Otherwise though it’s identical, and after a cleanup and PSU test, it was ready to go.
Motherboard: an ASUS VL/I-486SV2GX4. Again, this is a bit fancier than the original. It has a nice thick PCB, ZIF socket, button style battery, and 72 pin RAM.
CPU: I’m cheating here a bit. I want to play DOOM on this thing and although I happily played it on a 33Mhz machine back in the day, it did chug a bit in hindsight. So I’ve decided to go with the classic 486DX2 66 overdrive - a chip I did actually replace the SX33 with after a couple of years.
RAM: More cheating. I’m going with 8mb instead of 4, again, because DOOM prefers it.
IDE Controller: Nothing special here, just a Winbond VLB card.
Hard drive: Western Digital Caviar 1270 (270MB).
VGA: I don’t remember what card I had originally, I’d guess a VLB Trident. Instead I have a Tseng Labs ET4000AX VLB, which - regardless of speed - pumps out the most vivid DOS 2D colours I’ve ever seen. The Wiki states that the ‘AX’ means it’s using the ‘old ISA chipset’; I don’t know what that means in terms of speed, but I can’t imagine it makes much different in DOS at 300x200.

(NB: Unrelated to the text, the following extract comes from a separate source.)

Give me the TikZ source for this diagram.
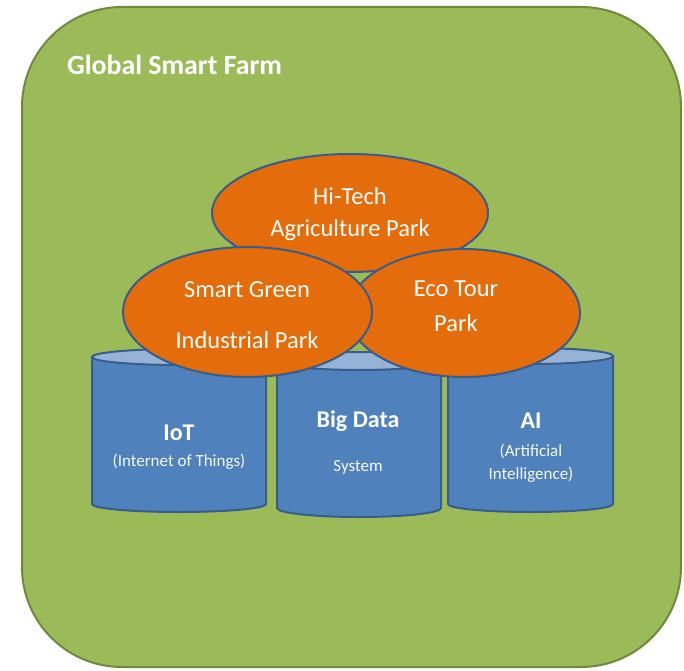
\documentclass[tikz,border=0pt]{standalone}
\usepackage{fontspec}
\setmainfont{Carlito}
\usetikzlibrary{shapes.geometric}
\definecolor{farmgreen}{HTML}{9BBB59}
\definecolor{farmborder}{HTML}{71893F}
\definecolor{parkorange}{HTML}{E46C0A}
\definecolor{cylblue}{HTML}{4F81BD}
\definecolor{cyltop}{HTML}{95B3D7}
\definecolor{darkblue}{HTML}{385D8A}
\newcommand{\drawcyl}[6]{% name, L, R, ytop, ybot, ry
  \pgfmathsetmacro{\cx}{(#2+#3)/2}
  \pgfmathsetmacro{\rx}{(#3-#2)/2}
  \fill[cylblue] (#2,#4) -- (#2,#5) arc[start angle=180,end angle=360,x radius=\rx,y radius=#6] -- (#3,#4) -- cycle;
  \draw[cylline] (#2,#4) -- (#2,#5) arc[start angle=180,end angle=360,x radius=\rx,y radius=#6] -- (#3,#4);
  \draw[cylline,fill=cyltop] (\cx,#4) ellipse[x radius=\rx,y radius=#6];
  \coordinate (#1) at (\cx,{(#4+#5)/2});
}
\tikzset{
  cylline/.style={draw=darkblue,line width=2pt},
  park/.style={ellipse,draw=darkblue,line width=2pt,fill=parkorange,inner sep=0pt},
  parktext/.style={text=white,font=\fontsize{24.5}{29}\selectfont,inner sep=0pt},
  cyltitle/.style={text=white,font=\bfseries\fontsize{24}{29}\selectfont,inner sep=0pt},
  cylsub/.style={text=white!95!cylblue,font=\fontsize{17}{20}\selectfont,inner sep=0pt},
}
\begin{document}
\begin{tikzpicture}[x=1pt,y=1pt]
\useasboundingbox (0,0) rectangle (684,670);
% background panel
\draw[draw=farmborder,line width=2pt,fill=farmgreen,rounded corners=100pt] (22,663) rectangle (681,3);
\node[anchor=west,text=white,font=\bfseries\fontsize{27.8}{33}\selectfont,inner sep=0pt] (title) at (67,605) {Global Smart Farm};
% cylinders
\drawcyl{iot}{92}{266}{313}{166}{8}
\drawcyl{bigdata}{277}{441}{309}{162}{9}
\drawcyl{ai}{448}{613}{314}{166}{8}
\node[cyltitle] (iott) at (179,237) {IoT};
\node[cylsub] (iots) at (179,208) {(Internet of Things)};
\node[cyltitle] (bdt) at (358,249) {Big Data};
\node[cylsub] (bds) at (358,203) {System};
\node[cyltitle] (ait) at (531,249) {AI};
\node[cylsub] (ais1) at (531,219) {(Artificial};
\node[cylsub] (ais2) at (531,195) {Intelligence)};
% parks
\node[park,minimum width=276pt,minimum height=118pt] (hitech) at (350,457) {};
\node[park,minimum width=232pt,minimum height=128pt] (eco) at (464,357) {};
\node[park,minimum width=249pt,minimum height=130pt] (green) at (247.5,358) {};
\node[parktext] (h1) at (350,474) {Hi-Tech};
\node[parktext] (h2) at (350,440) {Agriculture Park};
\node[parktext] (g1) at (247,380) {Smart Green};
\node[parktext] (g2) at (247,330) {Industrial Park};
\node[parktext] (e1) at (456,381) {Eco Tour};
\node[parktext] (e2) at (456,347) {Park};
\end{tikzpicture}
\end{document}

Sound Card: Although my PC didn’t have one originally, a Sound Blaster (probably a 2.0) was the first upgrade I bought with my meager funds, and I can’t go back to PC speaker. For this system I’m going with a Sounds Blaster Pro 2; very compatible and not plug and play, so less drivers required.

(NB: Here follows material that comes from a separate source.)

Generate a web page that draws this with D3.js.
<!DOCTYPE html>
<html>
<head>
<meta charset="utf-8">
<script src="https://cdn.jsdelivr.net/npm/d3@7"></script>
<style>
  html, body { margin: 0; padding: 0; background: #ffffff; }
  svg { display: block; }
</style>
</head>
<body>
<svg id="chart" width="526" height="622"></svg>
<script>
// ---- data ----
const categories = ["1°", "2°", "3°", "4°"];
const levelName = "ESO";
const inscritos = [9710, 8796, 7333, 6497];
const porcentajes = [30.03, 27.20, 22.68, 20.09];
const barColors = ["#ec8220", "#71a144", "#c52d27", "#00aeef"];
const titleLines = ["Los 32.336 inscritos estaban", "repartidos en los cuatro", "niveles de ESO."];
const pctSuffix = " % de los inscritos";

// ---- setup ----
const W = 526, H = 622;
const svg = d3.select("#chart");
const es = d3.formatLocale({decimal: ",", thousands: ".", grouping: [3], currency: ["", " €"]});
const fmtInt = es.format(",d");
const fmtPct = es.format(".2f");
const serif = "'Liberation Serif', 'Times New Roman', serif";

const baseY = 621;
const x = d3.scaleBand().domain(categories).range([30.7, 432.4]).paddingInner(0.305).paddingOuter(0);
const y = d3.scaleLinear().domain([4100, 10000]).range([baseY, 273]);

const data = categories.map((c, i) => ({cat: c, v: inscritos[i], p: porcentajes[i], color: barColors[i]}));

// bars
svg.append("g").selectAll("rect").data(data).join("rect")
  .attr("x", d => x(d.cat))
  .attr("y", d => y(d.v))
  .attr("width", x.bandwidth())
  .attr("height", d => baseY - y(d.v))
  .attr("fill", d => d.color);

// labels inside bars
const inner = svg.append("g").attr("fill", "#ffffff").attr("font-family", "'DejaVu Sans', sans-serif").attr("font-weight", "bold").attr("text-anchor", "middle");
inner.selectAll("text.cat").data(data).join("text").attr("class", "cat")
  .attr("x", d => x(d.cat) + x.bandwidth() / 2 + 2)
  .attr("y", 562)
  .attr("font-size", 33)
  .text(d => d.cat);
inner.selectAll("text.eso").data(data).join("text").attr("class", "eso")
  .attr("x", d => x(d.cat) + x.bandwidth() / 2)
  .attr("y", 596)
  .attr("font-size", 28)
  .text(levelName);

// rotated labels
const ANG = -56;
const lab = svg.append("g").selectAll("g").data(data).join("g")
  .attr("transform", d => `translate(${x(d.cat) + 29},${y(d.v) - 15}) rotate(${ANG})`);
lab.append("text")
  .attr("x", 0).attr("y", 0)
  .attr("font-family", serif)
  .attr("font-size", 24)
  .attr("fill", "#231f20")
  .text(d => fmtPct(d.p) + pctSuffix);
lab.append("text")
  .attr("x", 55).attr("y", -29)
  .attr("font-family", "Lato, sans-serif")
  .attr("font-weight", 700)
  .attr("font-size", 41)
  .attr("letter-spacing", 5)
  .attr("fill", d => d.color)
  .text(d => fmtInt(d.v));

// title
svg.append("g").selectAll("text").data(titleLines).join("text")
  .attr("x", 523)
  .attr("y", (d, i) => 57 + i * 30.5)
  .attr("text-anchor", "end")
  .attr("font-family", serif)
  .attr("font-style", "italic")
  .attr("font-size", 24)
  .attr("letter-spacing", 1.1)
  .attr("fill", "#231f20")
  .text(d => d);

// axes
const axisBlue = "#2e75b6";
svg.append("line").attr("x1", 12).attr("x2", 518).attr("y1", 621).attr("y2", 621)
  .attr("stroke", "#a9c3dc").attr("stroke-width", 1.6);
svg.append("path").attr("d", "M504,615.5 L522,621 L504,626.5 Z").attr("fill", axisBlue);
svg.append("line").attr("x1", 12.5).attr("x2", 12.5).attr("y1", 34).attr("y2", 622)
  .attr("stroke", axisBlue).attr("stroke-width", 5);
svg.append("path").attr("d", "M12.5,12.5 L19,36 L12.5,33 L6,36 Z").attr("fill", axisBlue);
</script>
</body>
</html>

At last, after carefully putting it all together (black wires to the middle!), here it is up and running:
The front panels have yellowed so I’m working on them with my half arsed version of ‘retr0bright’ (mine won’t melt your face off). And notice the mitsumi FX400 CD-ROM - another find at the recycling center. That place is a goldmine! This was the second CD drive I owned after a fancy SCSI 1X one that was more trouble than it was worth. The mitsumi was cheap and came bundled with a crappy sound card (a Vibra I’d guess), but I was the first kid on the block with a 4 speed, and it’s the closest I’ve ever come to being a celebrity.
And so, after spending some quality time with Dune2, Street Rod, Wolf3d, Keen, Doom, Mortal Kombat, X-Wing, Syndicate, etc - was it possible to recapture the excitement I’d felt 20 years ago? No, of course not, too much has changed - not least of all becoming a parent, to which nothing else compares.
But messing around with this old hardware has been great (I’m addicted), and the games still look fantastic.
Now I’m wondering what my kids will think of this beige beauty when they’re 15.